→ **Direction**
Count every line below in which "code" occurs, then give only the count.

** start Stored records **

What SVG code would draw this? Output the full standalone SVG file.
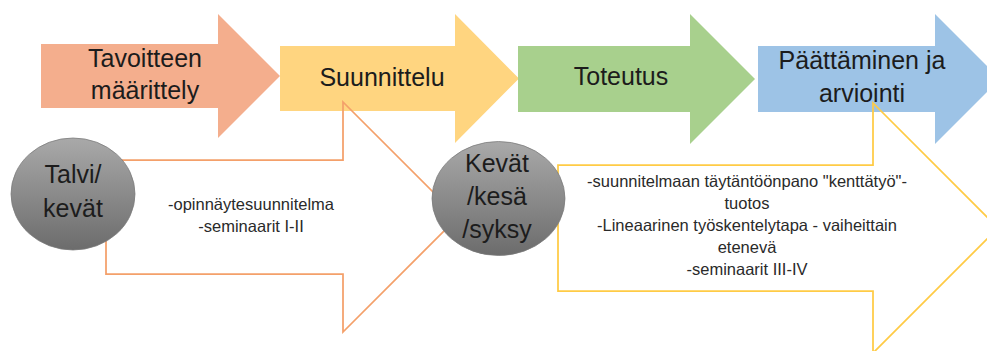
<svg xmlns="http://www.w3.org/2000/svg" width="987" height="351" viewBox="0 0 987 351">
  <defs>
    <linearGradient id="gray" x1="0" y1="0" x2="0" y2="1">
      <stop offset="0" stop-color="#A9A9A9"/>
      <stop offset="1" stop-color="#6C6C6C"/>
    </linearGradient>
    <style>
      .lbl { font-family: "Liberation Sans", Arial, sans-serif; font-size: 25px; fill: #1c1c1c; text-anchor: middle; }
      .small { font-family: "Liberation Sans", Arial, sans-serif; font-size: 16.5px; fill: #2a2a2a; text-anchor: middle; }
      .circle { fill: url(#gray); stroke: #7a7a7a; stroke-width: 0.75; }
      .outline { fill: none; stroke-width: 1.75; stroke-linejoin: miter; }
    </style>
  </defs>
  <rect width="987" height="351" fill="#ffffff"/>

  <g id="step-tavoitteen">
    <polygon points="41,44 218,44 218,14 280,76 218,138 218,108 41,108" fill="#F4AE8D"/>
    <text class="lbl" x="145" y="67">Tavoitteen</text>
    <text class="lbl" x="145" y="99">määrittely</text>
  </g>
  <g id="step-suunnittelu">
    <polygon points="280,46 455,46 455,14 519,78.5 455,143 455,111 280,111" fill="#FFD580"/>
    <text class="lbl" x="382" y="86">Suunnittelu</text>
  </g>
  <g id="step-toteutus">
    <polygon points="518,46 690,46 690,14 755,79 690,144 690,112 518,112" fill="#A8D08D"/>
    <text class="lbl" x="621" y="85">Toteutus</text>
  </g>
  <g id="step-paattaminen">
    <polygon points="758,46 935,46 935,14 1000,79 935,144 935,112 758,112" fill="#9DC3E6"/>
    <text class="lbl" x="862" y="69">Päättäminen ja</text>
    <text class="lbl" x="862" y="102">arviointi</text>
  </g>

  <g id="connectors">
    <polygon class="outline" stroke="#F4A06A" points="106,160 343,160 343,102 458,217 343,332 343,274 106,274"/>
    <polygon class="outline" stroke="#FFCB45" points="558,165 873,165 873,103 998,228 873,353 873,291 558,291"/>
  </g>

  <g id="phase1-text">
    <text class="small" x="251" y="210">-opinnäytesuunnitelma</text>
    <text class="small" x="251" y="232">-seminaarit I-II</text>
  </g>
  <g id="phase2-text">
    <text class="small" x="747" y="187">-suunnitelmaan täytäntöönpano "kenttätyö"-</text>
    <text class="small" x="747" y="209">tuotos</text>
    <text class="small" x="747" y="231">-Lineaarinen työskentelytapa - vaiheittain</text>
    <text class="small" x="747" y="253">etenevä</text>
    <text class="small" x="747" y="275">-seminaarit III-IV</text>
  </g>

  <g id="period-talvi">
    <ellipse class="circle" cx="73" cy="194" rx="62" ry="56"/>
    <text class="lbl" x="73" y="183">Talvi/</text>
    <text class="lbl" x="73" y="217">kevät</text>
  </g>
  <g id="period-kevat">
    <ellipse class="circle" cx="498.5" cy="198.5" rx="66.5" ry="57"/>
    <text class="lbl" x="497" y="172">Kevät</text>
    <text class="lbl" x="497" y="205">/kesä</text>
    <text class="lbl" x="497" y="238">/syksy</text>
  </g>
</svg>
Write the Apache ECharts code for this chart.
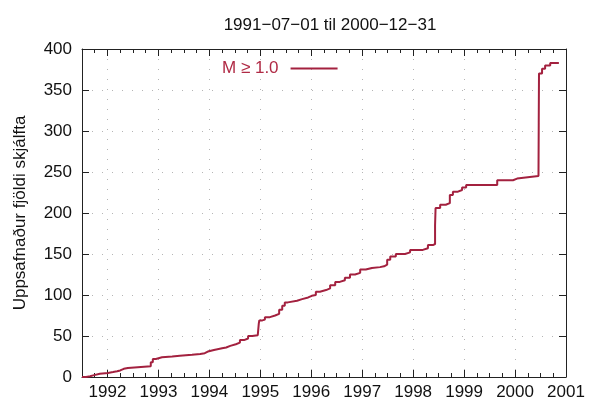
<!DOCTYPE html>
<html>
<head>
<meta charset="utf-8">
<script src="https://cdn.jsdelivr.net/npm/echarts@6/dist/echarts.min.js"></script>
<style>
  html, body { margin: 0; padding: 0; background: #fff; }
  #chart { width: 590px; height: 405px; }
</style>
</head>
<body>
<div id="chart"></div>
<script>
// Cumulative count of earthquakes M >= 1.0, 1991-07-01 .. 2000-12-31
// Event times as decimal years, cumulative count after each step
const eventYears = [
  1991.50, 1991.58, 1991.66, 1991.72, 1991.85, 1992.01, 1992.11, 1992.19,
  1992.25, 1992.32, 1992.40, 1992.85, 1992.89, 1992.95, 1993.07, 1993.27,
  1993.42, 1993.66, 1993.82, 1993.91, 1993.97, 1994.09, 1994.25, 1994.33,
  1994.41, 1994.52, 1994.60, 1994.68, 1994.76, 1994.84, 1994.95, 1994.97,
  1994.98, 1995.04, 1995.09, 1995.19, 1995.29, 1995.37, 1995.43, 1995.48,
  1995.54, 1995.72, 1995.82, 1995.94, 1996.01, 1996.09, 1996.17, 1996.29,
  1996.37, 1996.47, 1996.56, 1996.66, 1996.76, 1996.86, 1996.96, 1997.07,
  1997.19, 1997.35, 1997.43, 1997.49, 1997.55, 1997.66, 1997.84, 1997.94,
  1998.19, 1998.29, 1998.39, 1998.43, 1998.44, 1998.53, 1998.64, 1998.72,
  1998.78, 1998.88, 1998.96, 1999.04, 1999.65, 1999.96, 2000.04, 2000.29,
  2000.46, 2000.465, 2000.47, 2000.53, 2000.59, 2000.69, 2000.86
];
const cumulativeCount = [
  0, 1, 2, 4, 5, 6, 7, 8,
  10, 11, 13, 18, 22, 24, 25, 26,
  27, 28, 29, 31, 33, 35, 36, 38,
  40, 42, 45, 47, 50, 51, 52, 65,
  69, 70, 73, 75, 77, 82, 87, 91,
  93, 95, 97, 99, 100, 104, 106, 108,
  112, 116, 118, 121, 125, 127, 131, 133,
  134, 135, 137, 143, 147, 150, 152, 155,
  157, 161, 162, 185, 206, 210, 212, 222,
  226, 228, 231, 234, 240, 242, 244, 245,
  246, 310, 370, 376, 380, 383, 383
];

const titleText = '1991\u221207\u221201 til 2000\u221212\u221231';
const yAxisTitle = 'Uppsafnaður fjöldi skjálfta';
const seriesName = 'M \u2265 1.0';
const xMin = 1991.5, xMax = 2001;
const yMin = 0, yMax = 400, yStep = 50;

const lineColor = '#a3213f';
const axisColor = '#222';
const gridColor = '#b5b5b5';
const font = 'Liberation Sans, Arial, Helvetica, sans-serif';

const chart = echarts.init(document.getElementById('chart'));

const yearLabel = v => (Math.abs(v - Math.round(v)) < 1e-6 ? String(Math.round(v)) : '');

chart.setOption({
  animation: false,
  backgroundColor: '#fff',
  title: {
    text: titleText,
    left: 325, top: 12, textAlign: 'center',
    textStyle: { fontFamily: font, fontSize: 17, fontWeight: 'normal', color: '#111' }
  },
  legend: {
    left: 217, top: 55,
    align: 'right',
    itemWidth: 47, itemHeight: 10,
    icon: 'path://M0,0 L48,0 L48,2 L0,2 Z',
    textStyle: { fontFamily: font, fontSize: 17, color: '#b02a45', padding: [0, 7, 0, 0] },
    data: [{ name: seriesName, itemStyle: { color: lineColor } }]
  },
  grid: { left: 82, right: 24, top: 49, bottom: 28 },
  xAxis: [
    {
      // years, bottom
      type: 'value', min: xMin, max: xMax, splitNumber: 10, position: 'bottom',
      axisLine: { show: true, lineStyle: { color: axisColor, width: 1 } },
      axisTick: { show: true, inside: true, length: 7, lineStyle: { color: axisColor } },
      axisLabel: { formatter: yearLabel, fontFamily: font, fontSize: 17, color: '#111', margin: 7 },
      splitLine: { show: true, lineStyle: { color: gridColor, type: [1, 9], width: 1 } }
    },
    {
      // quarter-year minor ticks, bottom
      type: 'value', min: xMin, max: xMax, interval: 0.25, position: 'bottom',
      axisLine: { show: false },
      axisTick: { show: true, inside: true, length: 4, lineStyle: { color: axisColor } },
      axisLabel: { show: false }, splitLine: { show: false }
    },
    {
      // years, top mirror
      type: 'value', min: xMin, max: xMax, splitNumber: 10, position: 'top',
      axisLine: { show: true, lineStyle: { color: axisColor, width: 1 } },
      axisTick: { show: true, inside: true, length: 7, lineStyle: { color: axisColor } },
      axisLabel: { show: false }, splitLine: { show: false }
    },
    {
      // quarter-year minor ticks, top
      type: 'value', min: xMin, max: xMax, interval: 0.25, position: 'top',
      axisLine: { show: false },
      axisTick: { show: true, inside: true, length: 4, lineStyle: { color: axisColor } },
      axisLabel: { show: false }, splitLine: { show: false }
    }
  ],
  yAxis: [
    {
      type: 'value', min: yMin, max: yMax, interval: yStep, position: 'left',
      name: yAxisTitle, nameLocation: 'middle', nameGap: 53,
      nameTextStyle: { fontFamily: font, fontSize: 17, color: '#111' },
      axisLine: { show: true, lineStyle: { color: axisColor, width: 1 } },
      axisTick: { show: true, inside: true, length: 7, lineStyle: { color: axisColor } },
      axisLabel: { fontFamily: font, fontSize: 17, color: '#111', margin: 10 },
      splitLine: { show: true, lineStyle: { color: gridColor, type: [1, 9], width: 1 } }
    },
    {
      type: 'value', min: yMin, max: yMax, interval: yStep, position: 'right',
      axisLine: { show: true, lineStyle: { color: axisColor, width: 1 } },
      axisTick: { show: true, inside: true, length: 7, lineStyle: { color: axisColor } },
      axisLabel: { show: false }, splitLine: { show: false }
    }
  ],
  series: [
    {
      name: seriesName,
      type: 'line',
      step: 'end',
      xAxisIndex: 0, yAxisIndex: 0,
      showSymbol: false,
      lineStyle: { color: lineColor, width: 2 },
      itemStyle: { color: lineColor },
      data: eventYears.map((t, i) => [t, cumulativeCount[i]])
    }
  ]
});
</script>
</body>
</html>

** end Stored records **
** start Stored records **

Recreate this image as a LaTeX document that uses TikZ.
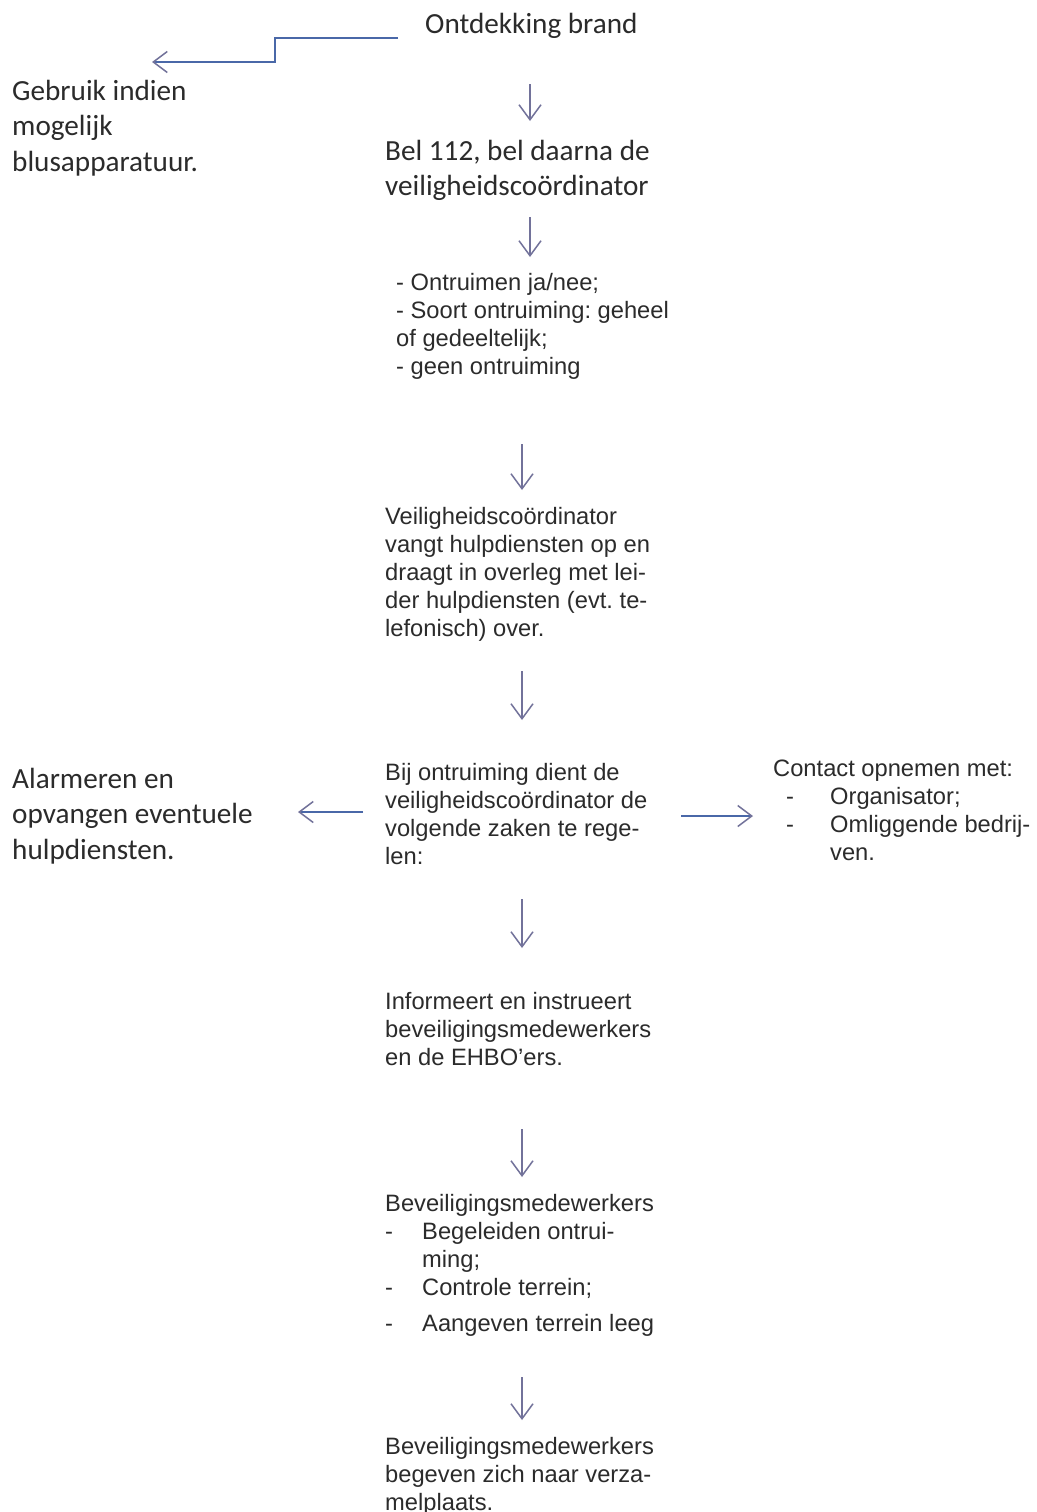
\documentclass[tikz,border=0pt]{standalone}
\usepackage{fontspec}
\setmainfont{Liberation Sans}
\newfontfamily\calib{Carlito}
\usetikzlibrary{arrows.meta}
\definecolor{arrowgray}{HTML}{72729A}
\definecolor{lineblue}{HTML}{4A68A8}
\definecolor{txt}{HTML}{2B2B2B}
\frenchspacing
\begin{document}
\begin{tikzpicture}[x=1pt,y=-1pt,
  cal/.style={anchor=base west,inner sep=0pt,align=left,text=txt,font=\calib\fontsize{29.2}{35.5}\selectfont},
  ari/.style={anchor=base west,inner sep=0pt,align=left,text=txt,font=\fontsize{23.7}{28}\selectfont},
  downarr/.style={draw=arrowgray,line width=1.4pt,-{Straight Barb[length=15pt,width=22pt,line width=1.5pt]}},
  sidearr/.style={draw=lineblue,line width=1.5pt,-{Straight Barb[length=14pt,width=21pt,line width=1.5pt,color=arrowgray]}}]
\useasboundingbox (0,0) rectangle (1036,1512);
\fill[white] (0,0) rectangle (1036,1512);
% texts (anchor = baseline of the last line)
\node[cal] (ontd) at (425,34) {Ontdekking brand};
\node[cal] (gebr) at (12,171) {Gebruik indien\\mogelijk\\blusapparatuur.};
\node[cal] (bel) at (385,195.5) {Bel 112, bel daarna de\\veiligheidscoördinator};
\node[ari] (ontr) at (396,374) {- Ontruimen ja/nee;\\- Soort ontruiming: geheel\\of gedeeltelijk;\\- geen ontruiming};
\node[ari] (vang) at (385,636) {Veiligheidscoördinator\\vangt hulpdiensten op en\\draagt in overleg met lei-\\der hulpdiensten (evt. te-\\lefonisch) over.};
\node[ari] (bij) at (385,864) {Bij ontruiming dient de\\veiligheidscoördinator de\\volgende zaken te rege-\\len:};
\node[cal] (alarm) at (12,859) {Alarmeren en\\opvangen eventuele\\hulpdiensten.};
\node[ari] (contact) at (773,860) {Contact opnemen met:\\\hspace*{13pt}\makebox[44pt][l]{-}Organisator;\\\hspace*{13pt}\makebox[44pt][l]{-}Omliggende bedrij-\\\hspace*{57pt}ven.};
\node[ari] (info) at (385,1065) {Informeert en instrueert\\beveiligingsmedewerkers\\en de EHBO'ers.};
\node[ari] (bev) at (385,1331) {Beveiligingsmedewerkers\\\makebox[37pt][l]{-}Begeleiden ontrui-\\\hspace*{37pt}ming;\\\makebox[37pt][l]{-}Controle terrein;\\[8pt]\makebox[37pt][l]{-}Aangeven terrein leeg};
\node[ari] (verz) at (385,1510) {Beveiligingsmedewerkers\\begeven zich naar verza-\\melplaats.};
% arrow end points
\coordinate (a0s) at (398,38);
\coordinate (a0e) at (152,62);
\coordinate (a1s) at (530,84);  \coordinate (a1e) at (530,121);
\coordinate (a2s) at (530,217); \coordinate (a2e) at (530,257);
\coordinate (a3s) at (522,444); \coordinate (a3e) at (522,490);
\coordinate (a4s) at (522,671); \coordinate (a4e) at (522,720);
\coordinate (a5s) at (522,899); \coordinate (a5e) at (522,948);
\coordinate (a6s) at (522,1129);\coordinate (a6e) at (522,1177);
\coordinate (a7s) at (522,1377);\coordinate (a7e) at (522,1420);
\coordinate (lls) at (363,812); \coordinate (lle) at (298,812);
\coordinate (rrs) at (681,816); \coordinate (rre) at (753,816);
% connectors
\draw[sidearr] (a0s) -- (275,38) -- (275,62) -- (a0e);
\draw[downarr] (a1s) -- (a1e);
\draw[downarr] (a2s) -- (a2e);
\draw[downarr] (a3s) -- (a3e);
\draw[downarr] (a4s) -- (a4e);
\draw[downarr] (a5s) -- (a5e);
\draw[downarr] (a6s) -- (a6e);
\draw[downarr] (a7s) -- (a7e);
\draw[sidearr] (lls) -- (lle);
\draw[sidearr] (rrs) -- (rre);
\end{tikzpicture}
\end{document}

** end Stored records **

→ **Solution to the exercise**
2